Chef Ashleigh Shanti seasoning trout before wrapping and cooking it in plantain leaves
Shanti seasoning trout before wrapping and cooking it in plantain leaves. Peter Frank Edwards

The menu at Benne is a rich tapestry of stories intricately woven together. In dishes such as mountain trout cooked inside a plantain leaf with a fiery shito sauce, Shanti celebrates the West African roots that bind the Geechee culture of coastal Carolina, the place from which Inez Miller hailed. Appalachian influences gleaned from summers hanging creasy beans with her maternal great-grandmother Hattie Mae Womack in Dan River, Virginia, become buttermilk britches or (as Shanti refers to it) "Appalachian green bean casserole." A plate of oxtails is a remembrance of Sunday suppers back home in Virginia Beach, updated with Shanti's distinct touches—locally foraged sumac, a tart, lemony spice made from the red berries of the sumac bush, and her signature showering of black pepper and citrus juice. "When I'm stumped or lacking inspiration, I think about what my grandmothers would make and how they cooked," says Shanti.

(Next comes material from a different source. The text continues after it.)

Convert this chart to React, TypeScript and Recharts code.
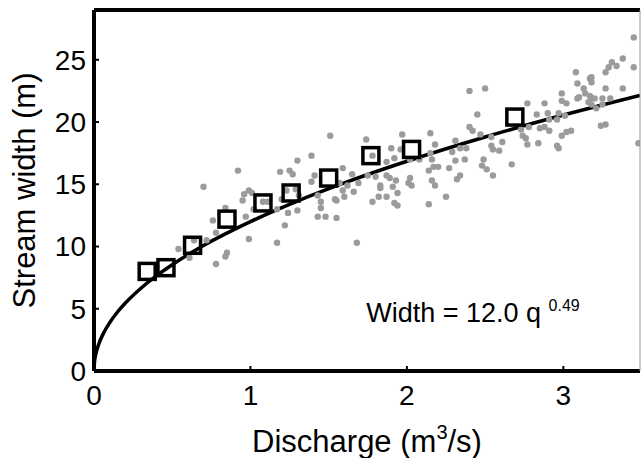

"Ashleigh is a culinary storyteller, devoted to telling an authentic tale of place on a plate," says Ronni Lundy, an author and seminal writer on Appalachian foodways. Lundy acknowledges that Black women cooks are an elemental part of the Appalachian narrative, though they are hardly ever recognized. Even Malinda Russell, who wrote A Domestic Cook Book, the first known cookbook by an African American woman (and the first Appalachian cookbook, according to Lundy), is often painted as an obscure figure, when in reality she was highly skilled, well known, and well traveled. "She [Ashleigh] immerses herself deeply into place and brings together this narrative and so many stories," says Lundy. "It's not just Appalachian food. It's not just soul food. That's what's incredible about her cuisine—it has so many dimensions."

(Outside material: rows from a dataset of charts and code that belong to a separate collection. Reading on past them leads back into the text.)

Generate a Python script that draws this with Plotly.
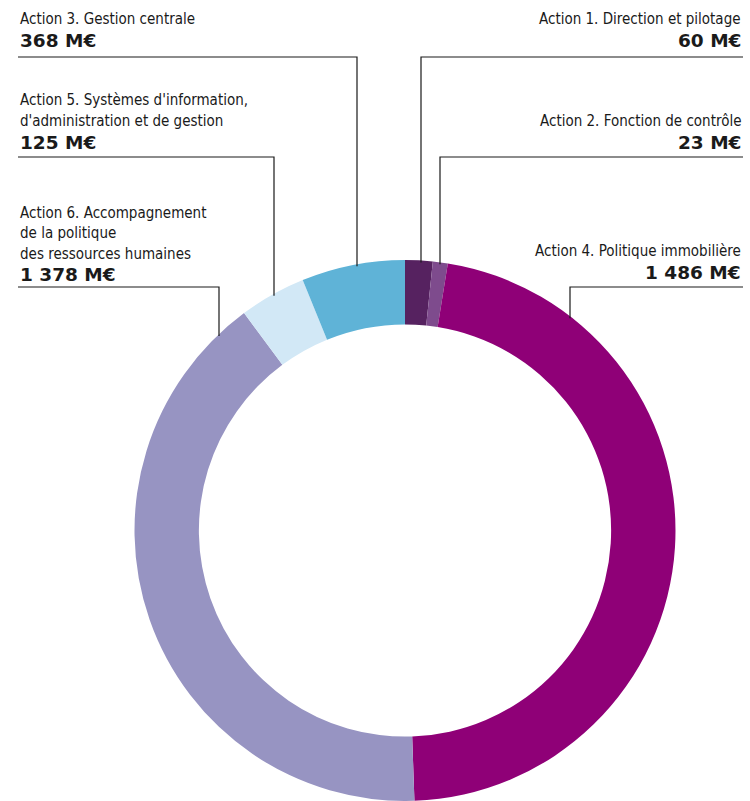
import plotly.graph_objects as go
import math

# ---- data (clockwise from 12 o'clock) ----
actions = ["Action 1", "Action 2", "Action 4", "Action 6", "Action 5", "Action 3"]
# angular shares read from the drawn ring (percent of the circle)
shares = [1.64, 0.89, 46.9, 40.4, 3.97, 6.17]
# amounts printed in the labels
amounts = ["60 M€", "23 M€", "1 486 M€", "1 378 M€", "125 M€", "368 M€"]
names = [
    ["Action 1. Direction et pilotage"],
    ["Action 2. Fonction de contrôle"],
    ["Action 4. Politique immobilière"],
    ["Action 6. Accompagnement", "de la politique", "des ressources humaines"],
    ["Action 5. Systèmes d'information,", "d'administration et de gestion"],
    ["Action 3. Gestion centrale"],
]
colors = ["#562260", "#7e4b8d", "#8f0077", "#9794c2", "#d2e8f6", "#5fb3d7"]

# ---- layout helpers ----
W, H = 750, 801
CX, R = 405.0, 270.5
CY = H - R
HOLE = 0.762

def fx(x):
    return x / W

def fy(y):
    return 1 - y / H

# label placement: side, text anchor x, first-line center y, line spacing, leader y, leader x
place = {
    "Action 1": ("right", 743, 19, 21, 57, 421),
    "Action 2": ("right", 743, 121, 21, 157, 440),
    "Action 4": ("right", 743, 251, 21, 287, 570),
    "Action 6": ("left", 18, 213, 20.5, 287, 219),
    "Action 5": ("left", 18, 100, 21, 157, 274),
    "Action 3": ("left", 18, 19, 21, 57, 357),
}

NAME_FONT = dict(family="DejaVu Sans Condensed, sans-serif", size=15, color="#1a1a1a")
AMT_FONT = dict(family="DejaVu Sans, sans-serif", size=18.5, color="#1a1a1a", weight="bold")

fig = go.Figure(go.Pie(
    labels=actions,
    values=shares,
    marker=dict(colors=colors, line=dict(width=0)),
    hole=HOLE,
    sort=False,
    direction="clockwise",
    rotation=0,
    textinfo="none",
    hoverinfo="label",
    showlegend=False,
    domain=dict(x=[fx(CX - R), fx(CX + R)], y=[0, fy(H - 2 * R)]),
))

annotations = []
shapes = []
for act, nm, amt in zip(actions, names, amounts):
    side, tx, y0, dy, ly, lx = place[act]
    xanchor = "right" if side == "right" else "left"
    for i, line in enumerate(nm):
        annotations.append(dict(
            x=fx(tx), y=fy(y0 + i * dy), xref="paper", yref="paper",
            text=line, showarrow=False, xanchor=xanchor, yanchor="middle",
            font=NAME_FONT,
        ))
    annotations.append(dict(
        x=fx(tx), y=fy(y0 + len(nm) * dy + 0.5), xref="paper", yref="paper",
        text=amt, showarrow=False, xanchor=xanchor, yanchor="middle",
        font=AMT_FONT,
    ))
    # leader line: horizontal under label, then vertical down to the ring's outer edge
    end_y = CY - math.sqrt(R * R - (lx - CX) ** 2)
    shapes.append(dict(type="path", xref="paper", yref="paper",
                       path=f"M {fx(tx)} {fy(ly)} L {fx(lx)} {fy(ly)} L {fx(lx)} {fy(end_y + 2)}",
                       line=dict(color="#1a1a1a", width=1.2)))

fig.update_layout(
    width=W, height=H,
    margin=dict(l=0, r=0, t=0, b=0),
    paper_bgcolor="white",
    plot_bgcolor="white",
    annotations=annotations,
    shapes=shapes,
)

fig.write_html(
    "out.html",
    config={"displayModeBar": False},
    post_script="document.body.style.margin='0';document.body.style.overflow='hidden';",
)
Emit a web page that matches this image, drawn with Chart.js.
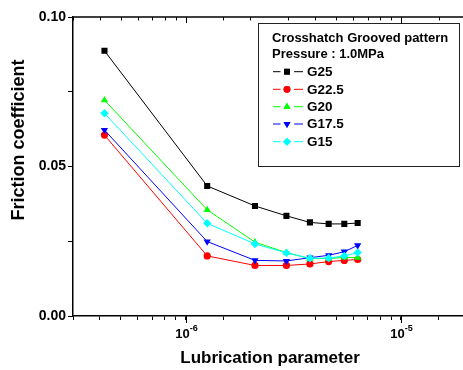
<!DOCTYPE html>
<html>
<head>
<meta charset="utf-8">
<script src="https://cdn.jsdelivr.net/npm/chart.js@4/dist/chart.umd.min.js"></script>
<style>
  html, body { margin: 0; padding: 0; background: #fff; overflow: hidden; }
  #wrap { width: 463px; height: 370px; overflow: hidden; }
</style>
</head>
<body>
<div id="wrap"><canvas id="c" width="470" height="370"></canvas></div>
<script>
// ---- data ----
const lubricationParam = [0.42e-6, 1.26e-6, 2.10e-6, 2.94e-6, 3.78e-6, 4.62e-6, 5.46e-6, 6.30e-6];
const seriesNames = ['G25', 'G22.5', 'G20', 'G17.5', 'G15'];
const g25   = [0.0887, 0.0435, 0.0368, 0.0335, 0.0313, 0.0308, 0.0308, 0.0311];
const g22_5 = [0.0605, 0.0201, 0.0169, 0.0169, 0.0174, 0.0182, 0.0186, 0.0189];
const g20   = [0.0722, 0.0355, 0.0247, 0.0212, 0.0192, 0.0192, 0.0196, 0.0195];
const g17_5 = [0.0622, 0.0249, 0.0186, 0.0184, 0.0195, 0.0203, 0.0215, 0.0236];
const g15   = [0.0678, 0.0310, 0.0241, 0.0211, 0.0193, 0.0194, 0.0201, 0.0212];
const yTickLabels = ['0.00', '0.05', '0.10'];
const xDecades = [1e-6, 1e-5];
const xDecadeExponents = ['-6', '-5'];
const legendTitle = ['Crosshatch Grooved pattern', 'Pressure : 1.0MPa'];
const xTitle = 'Lubrication parameter';
const yTitle = 'Friction coefficient';

// ---- styles ----
const FONT = "'Liberation Sans', Arial, sans-serif";
const colors = ['#000000', '#ff0000', '#00ff00', '#0000ff', '#00ffff'];
const markers = ['rect', 'circle', 'triangle', 'triangle', 'rectRot'];
const rotations = [0, 0, 0, 180, 0];
const radii = [4.3, 3.6, 4.2, 4.2, 4.2];
const allSeries = [g25, g22_5, g20, g17_5, g15];

const datasets = allSeries.map((vals, i) => ({
  label: seriesNames[i],
  data: vals.map((v, j) => ({ x: lubricationParam[j], y: v })),
  borderColor: colors[i],
  backgroundColor: colors[i],
  borderWidth: 1,
  pointStyle: markers[i],
  rotation: rotations[i],
  pointRadius: radii[i],
  pointBorderWidth: 0,
  pointBackgroundColor: colors[i],
  order: allSeries.length - 1 - i,
  tension: 0
}));

function drawMarker(ctx, style, x, y, r, rot, color) {
  ctx.save();
  ctx.fillStyle = color;
  ctx.strokeStyle = color;
  ctx.lineWidth = 0;
  Chart.helpers.drawPoint(ctx, { pointStyle: style, rotation: rot, radius: r, borderWidth: 0 }, x, y);
  ctx.fill();
  ctx.restore();
}

const decor = {
  id: 'decor',
  afterDraw(chart) {
    const ctx = chart.ctx;
    const a = chart.chartArea;
    const xs = chart.scales.x;
    ctx.save();
    // top frame line
    ctx.strokeStyle = '#000';
    ctx.lineWidth = 1.5;
    ctx.beginPath();
    ctx.moveTo(a.left, a.top);
    ctx.lineTo(a.right + 5, a.top);
    ctx.stroke();
    // top inward ticks
    ctx.lineWidth = 1;
    xs.ticks.forEach(t => {
      const px = Math.round(xs.getPixelForValue(t.value)) + 0.5;
      const isDec = xDecades.some(d => Math.abs(d - t.value) / d < 1e-6);
      ctx.beginPath();
      ctx.moveTo(px, a.top);
      ctx.lineTo(px, a.top + (isDec ? 6 : 3.5));
      ctx.stroke();
    });
    // bottom major ticks (longer) and labels
    ctx.fillStyle = '#000';
    xDecades.forEach((d, i) => {
      const px = Math.round(xs.getPixelForValue(d)) + 0.5;
      ctx.beginPath();
      ctx.moveTo(px, a.bottom);
      ctx.lineTo(px, a.bottom + 7);
      ctx.stroke();
      ctx.font = 'bold 13px ' + FONT;
      ctx.textBaseline = 'alphabetic';
      ctx.textAlign = 'left';
      const w1 = ctx.measureText('10').width;
      ctx.font = 'bold 9px ' + FONT;
      const w2 = ctx.measureText(xDecadeExponents[i]).width;
      const x0 = px - (w1 + w2) / 2;
      ctx.font = 'bold 13px ' + FONT;
      ctx.fillText('10', x0, 338);
      ctx.font = 'bold 9px ' + FONT;
      ctx.fillText(xDecadeExponents[i], x0 + w1, 331);
    });
    // axis titles
    ctx.font = 'bold 17px ' + FONT;
    ctx.textAlign = 'center';
    ctx.textBaseline = 'middle';
    ctx.fillText(xTitle, (a.left + 463) / 2 + 2, 358);
    ctx.save();
    ctx.translate(19, 140);
    ctx.rotate(-Math.PI / 2);
    ctx.font = 'bold 18px ' + FONT;
    ctx.fillText(yTitle, 0, 0);
    ctx.restore();
    // legend
    const lx = 258.5, ly = 23.5, lw = 201, lh = 143;
    ctx.fillStyle = '#fff';
    ctx.fillRect(lx, ly, lw, lh);
    ctx.strokeStyle = '#222';
    ctx.lineWidth = 1;
    ctx.strokeRect(lx, ly, lw, lh);
    ctx.fillStyle = '#000';
    ctx.textAlign = 'left';
    ctx.textBaseline = 'middle';
    ctx.font = 'bold 13px ' + FONT;
    ctx.fillText(legendTitle[0], 272, 38);
    ctx.fillText(legendTitle[1], 272, 54.5);
    const rowY = [71.7, 89.3, 106.7, 124, 141.7];
    seriesNames.forEach((name, i) => {
      const y = rowY[i];
      ctx.strokeStyle = colors[i];
      ctx.lineWidth = 1;
      ctx.beginPath();
      ctx.moveTo(273, y); ctx.lineTo(280.5, y);
      ctx.moveTo(294, y); ctx.lineTo(303, y);
      ctx.stroke();
      drawMarker(ctx, markers[i], 287, y, radii[i] * 0.95, rotations[i], colors[i]);
      ctx.fillStyle = '#000';
      ctx.font = 'bold 13.5px ' + FONT;
      ctx.fillText(name, 307, y + 0.5);
    });
    ctx.restore();
  }
};

new Chart(document.getElementById('c'), {
  type: 'line',
  data: { datasets },
  options: {
    responsive: false,
    animation: false,
    layout: { padding: { top: 17, right: 4, left: 0, bottom: 0 } },
    plugins: { legend: { display: false }, tooltip: { enabled: false } },
    scales: {
      x: {
        type: 'logarithmic',
        min: 3e-7,
        max: 2e-5,
        afterFit: s => { s.height = 54; },
        border: { display: true, color: '#000', width: 1.5 },
        grid: { drawOnChartArea: false, drawTicks: true, tickLength: 4, color: '#000', tickColor: '#000' },
        ticks: { display: false }
      },
      y: {
        min: 0,
        max: 0.1,
        afterFit: s => { s.width = 73; },
        border: { display: true, color: '#000', width: 1.5 },
        grid: { drawOnChartArea: false, drawTicks: true, tickLength: 5, color: '#000', tickColor: '#000' },
        ticks: {
          stepSize: 0.025,
          padding: 2,
          color: '#000',
          font: { family: FONT, size: 14, weight: 'bold' },
          callback: (v) => {
            const idx = Math.round(v / 0.05);
            return Math.abs(v - idx * 0.05) < 1e-9 ? yTickLabels[idx] : '';
          }
        }
      }
    }
  },
  plugins: [decor]
});
</script>
</body>
</html>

For Shanti, creating a meal that taps into memory and history is just part of the equation. Providing an experience that invites togetherness is just as important. It's a point made all too clear this year. The day I was scheduled to interview Shanti was the day Benne on Eagle decided to close its doors to the public in response to the COVID-19 pandemic. Instead of sitting inside Benne's low-lit, elegantly spare dining room, Shanti and I spoke over the telephone. Across the nation, restaurants responded to the sweeping new developments, many of them shutting their doors indefinitely. Shanti says, "I think that this has shown me how much more my job means to me than just cooking. It has so much more to do with people gathering together and breaking bread."

A giant window runs the length of the restaurant's street-side facade on Eagle Street. During normal times, Shanti says, the activity inside the restaurant would draw in passersby all day long. Farmers would arrive with the season's picks, and foragers would drop by with their wild hauls. Congregants from Mt. Zion Baptist Church, Benne's next-door neighbor, would stop in to "see what was going on," and folks who have been fed by the hands of Hanan Shabazz, Benne's culinary advisor and a lifelong resident of The Block, would often peek their heads in, looking for a plate.

Shabazz, whom many call "Grandmother," is a living legacy of the neighborhood itself. Her soulful cornbread and fish burgers (known as Hanan's Fish Cake on Benne's menu) draw folks in for a comforting taste of down-home cooking. Shabazz comes from a long line of women compelled to feed everyone, no matter the circumstance. Her grandmother had 16 children, and Shabazz was one of 10. "We always had a thousand people around the house," Shabazz says. If you were hungry, you got fed—a mantra instilled deep in her bones.

In Shabazz, Shanti has found an elder who conjures the women who line the halls of her memory, but with living wisdom on offer. "You have to cook with love," Shanti says of what she's internalized from Shabazz. "You have to believe in the food that you're making."

Even with a James Beard Award nomination and heaps of national praise under her belt, Shanti holds fast to the lessons she's learned from the women who came before—a specific way of drawing folks in with a generosity of spirit, inviting them without a word to the heart of your kitchen. That same magnetism attracts passersby on Eagle Street. It's a presence that says, "Come in. Stay awhile. You are welcome."